start STORED ROWS

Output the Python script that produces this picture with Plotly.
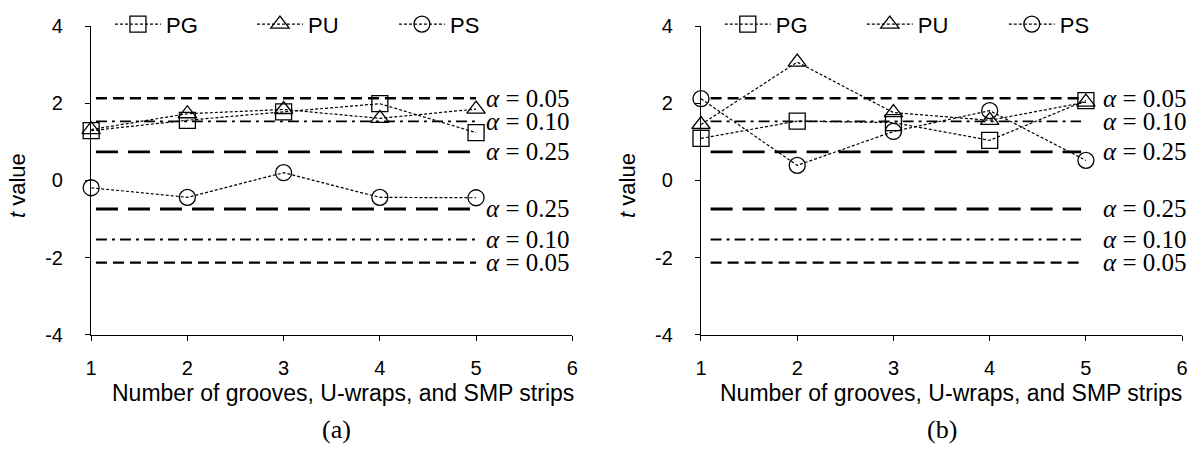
import plotly.graph_objects as go

# Number of grooves, U-wraps and SMP strips
counts = [1, 2, 3, 4, 5]

# t values, panel (a)
pg_a = [1.29, 1.56, 1.78, 1.99, 1.24]
pu_a = [1.32, 1.73, 1.84, 1.61, 1.85]
ps_a = [-0.19, -0.44, 0.20, -0.44, -0.45]

# t values, panel (b)
pg_b = [1.09, 1.54, 1.50, 1.04, 2.07]
pu_b = [1.45, 3.07, 1.76, 1.56, 2.03]
ps_b = [2.12, 0.39, 1.27, 1.81, 0.52]

# critical t values (df = 4) and their significance levels
t_crit = [2.132, 1.533, 0.741, -0.741, -1.533, -2.132]
alpha_labels = ["0.05", "0.10", "0.25", "0.25", "0.10", "0.05"]
crit_dash = ["11px,6px", "11px,5px,3px,5px", "22px,10px",
             "22px,10px", "11px,5px,3px,5px", "11px,6px"]
crit_width = [2.4, 1.8, 2.8, 2.8, 1.8, 2.4]

x_ticks = [1, 2, 3, 4, 5, 6]
y_ticks = [-4, -2, 0, 2, 4]
y_tick_text = ["-4", "-2", "0", "2", "4"]

series_names = ["PG", "PU", "PS"]
symbols = ["square-open", "triangle-up-open", "circle-open"]

SANS = "Arial"
SERIF = "Times New Roman"
W, H = 1202, 456

fig = go.Figure()

panels = [
    dict(xa="x", ya="y", legend="legend", data=[pg_a, pu_a, ps_a],
         span=[1.05, 5.0], label_x=5.08),
    dict(xa="x2", ya="y2", legend="legend2", data=[pg_b, pu_b, ps_b],
         span=[1.1, 4.95], label_x=5.16),
]

for p in panels:
    # horizontal critical-value lines
    for tv, dash, lw in zip(t_crit, crit_dash, crit_width):
        fig.add_trace(go.Scatter(
            x=p["span"], y=[tv, tv], mode="lines",
            line=dict(color="black", width=lw, dash=dash),
            xaxis=p["xa"], yaxis=p["ya"], showlegend=False, hoverinfo="skip"))
    # measured t values
    for name, sym, vals in zip(series_names, symbols, p["data"]):
        fig.add_trace(go.Scatter(
            x=counts, y=vals, name=name, mode="lines+markers",
            line=dict(color="black", width=1.2, dash="3px,2px"),
            marker=dict(symbol=sym, size=16, color="black",
                        line=dict(color="black", width=1.3)),
            xaxis=p["xa"], yaxis=p["ya"], legend=p["legend"],
            cliponaxis=False))
    # α labels beside the lines
    for tv, lab in zip(t_crit, alpha_labels):
        fig.add_annotation(
            x=p["label_x"], y=tv, xref=p["xa"], yref=p["ya"],
            text=f"<i>α</i> = {lab}", showarrow=False,
            xanchor="left", yanchor="middle",
            font=dict(family=SERIF, size=25, color="black"))

axis_common = dict(showline=True, linecolor="black", linewidth=1.3,
                   ticks="outside", ticklen=5, tickcolor="black", tickwidth=1.3,
                   showgrid=False, zeroline=False,
                   tickfont=dict(family=SANS, size=20, color="black"))

x_dom_a = [86 / W, 572 / W]
x_dom_b = [702 / W, 1188 / W]
y_dom = [1 - 340 / H, 1 - 16 / H]

xa_common = dict(range=[1, 6], tickvals=x_ticks, ticklabelstandoff=10, **axis_common)
ya_common = dict(domain=y_dom, range=[-4, 4], tickvals=y_ticks, ticktext=y_tick_text,
                 ticklabelstandoff=18, **axis_common)
legend_common = dict(orientation="h", xanchor="left", yanchor="middle",
                     bgcolor="rgba(0,0,0,0)", entrywidth=81, itemwidth=46,
                     font=dict(family=SANS, size=22, color="black"))

fig.update_layout(
    width=W, height=H,
    margin=dict(l=0, r=0, t=0, b=0),
    paper_bgcolor="white", plot_bgcolor="white",
    xaxis=dict(domain=x_dom_a, anchor="y", **xa_common),
    yaxis=dict(anchor="x", **ya_common),
    xaxis2=dict(domain=x_dom_b, anchor="y2", **xa_common),
    yaxis2=dict(anchor="x2", **ya_common),
    legend=dict(x=105 / W, y=1 - 14 / H, **legend_common),
    legend2=dict(x=(105 + 616) / W, y=1 - 14 / H, **legend_common),
)

# axis titles and panel captions
for right_px, cap, cx in [(576, "(a)", 334), (1190, "(b)", 945)]:
    fig.add_annotation(x=right_px / W, y=1 - 401 / H, xref="paper", yref="paper",
                       text="Number of grooves, U-wraps, and SMP strips",
                       showarrow=False, xanchor="right", yanchor="middle",
                       font=dict(family=SANS, size=23, color="black"))
    fig.add_annotation(x=cx / W, y=1 - 440 / H, xref="paper", yref="paper",
                       text=cap, showarrow=False, xanchor="center", yanchor="middle",
                       font=dict(family=SERIF, size=26, color="black"))

for ax_x in [11, 11 + 616]:
    fig.add_annotation(x=ax_x / W, y=1 - 183 / H, xref="paper", yref="paper",
                       text="<i>t</i> value", textangle=-90, showarrow=False,
                       xanchor="center", yanchor="middle",
                       font=dict(family=SANS, size=22, color="black"))

fig.write_html("out.html")
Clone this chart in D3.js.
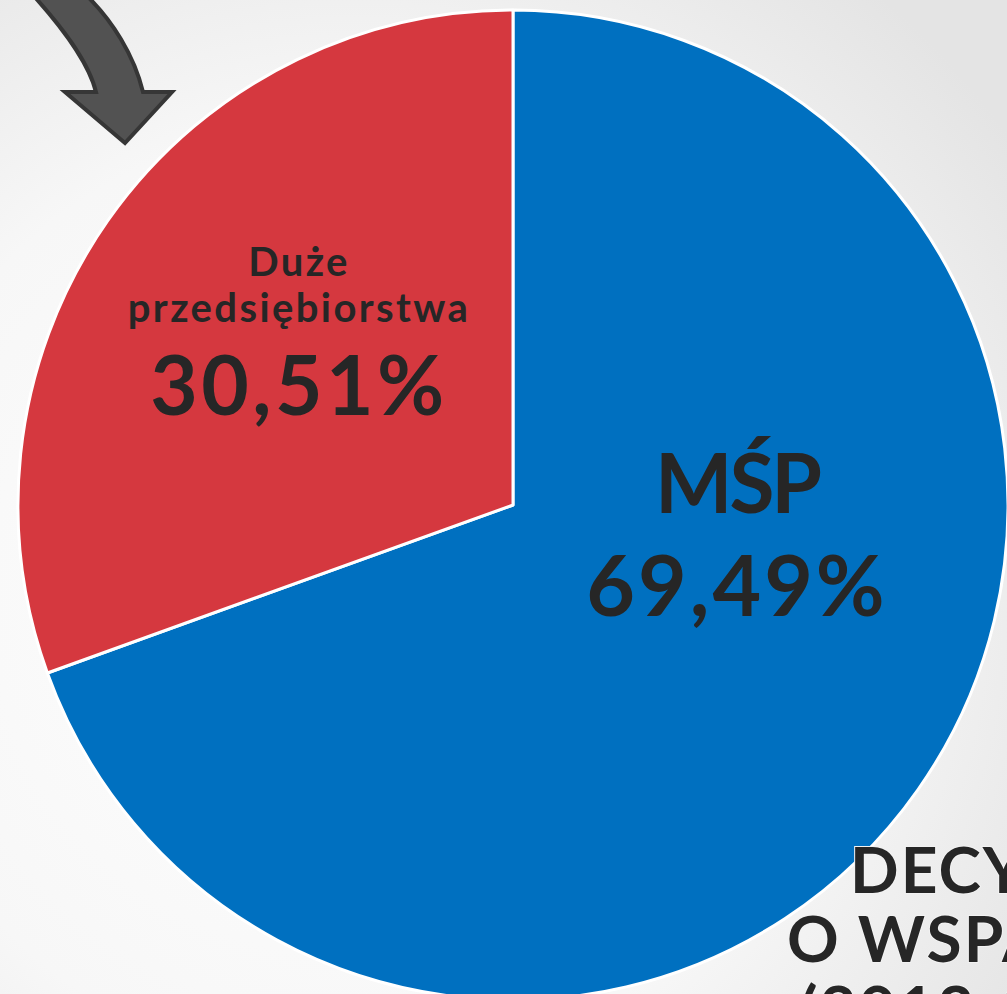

end STORED ROWS

Please quote exactly the run of lines that starts the entries and ends at the line containing "fig = go.Figure()", leaving out every picture.

Output the Python script that produces this picture with Plotly.
import plotly.graph_objects as go

# Number of grooves, U-wraps and SMP strips
counts = [1, 2, 3, 4, 5]

# t values, panel (a)
pg_a = [1.29, 1.56, 1.78, 1.99, 1.24]
pu_a = [1.32, 1.73, 1.84, 1.61, 1.85]
ps_a = [-0.19, -0.44, 0.20, -0.44, -0.45]

# t values, panel (b)
pg_b = [1.09, 1.54, 1.50, 1.04, 2.07]
pu_b = [1.45, 3.07, 1.76, 1.56, 2.03]
ps_b = [2.12, 0.39, 1.27, 1.81, 0.52]

# critical t values (df = 4) and their significance levels
t_crit = [2.132, 1.533, 0.741, -0.741, -1.533, -2.132]
alpha_labels = ["0.05", "0.10", "0.25", "0.25", "0.10", "0.05"]
crit_dash = ["11px,6px", "11px,5px,3px,5px", "22px,10px",
             "22px,10px", "11px,5px,3px,5px", "11px,6px"]
crit_width = [2.4, 1.8, 2.8, 2.8, 1.8, 2.4]

x_ticks = [1, 2, 3, 4, 5, 6]
y_ticks = [-4, -2, 0, 2, 4]
y_tick_text = ["-4", "-2", "0", "2", "4"]

series_names = ["PG", "PU", "PS"]
symbols = ["square-open", "triangle-up-open", "circle-open"]

SANS = "Arial"
SERIF = "Times New Roman"
W, H = 1202, 456

fig = go.Figure()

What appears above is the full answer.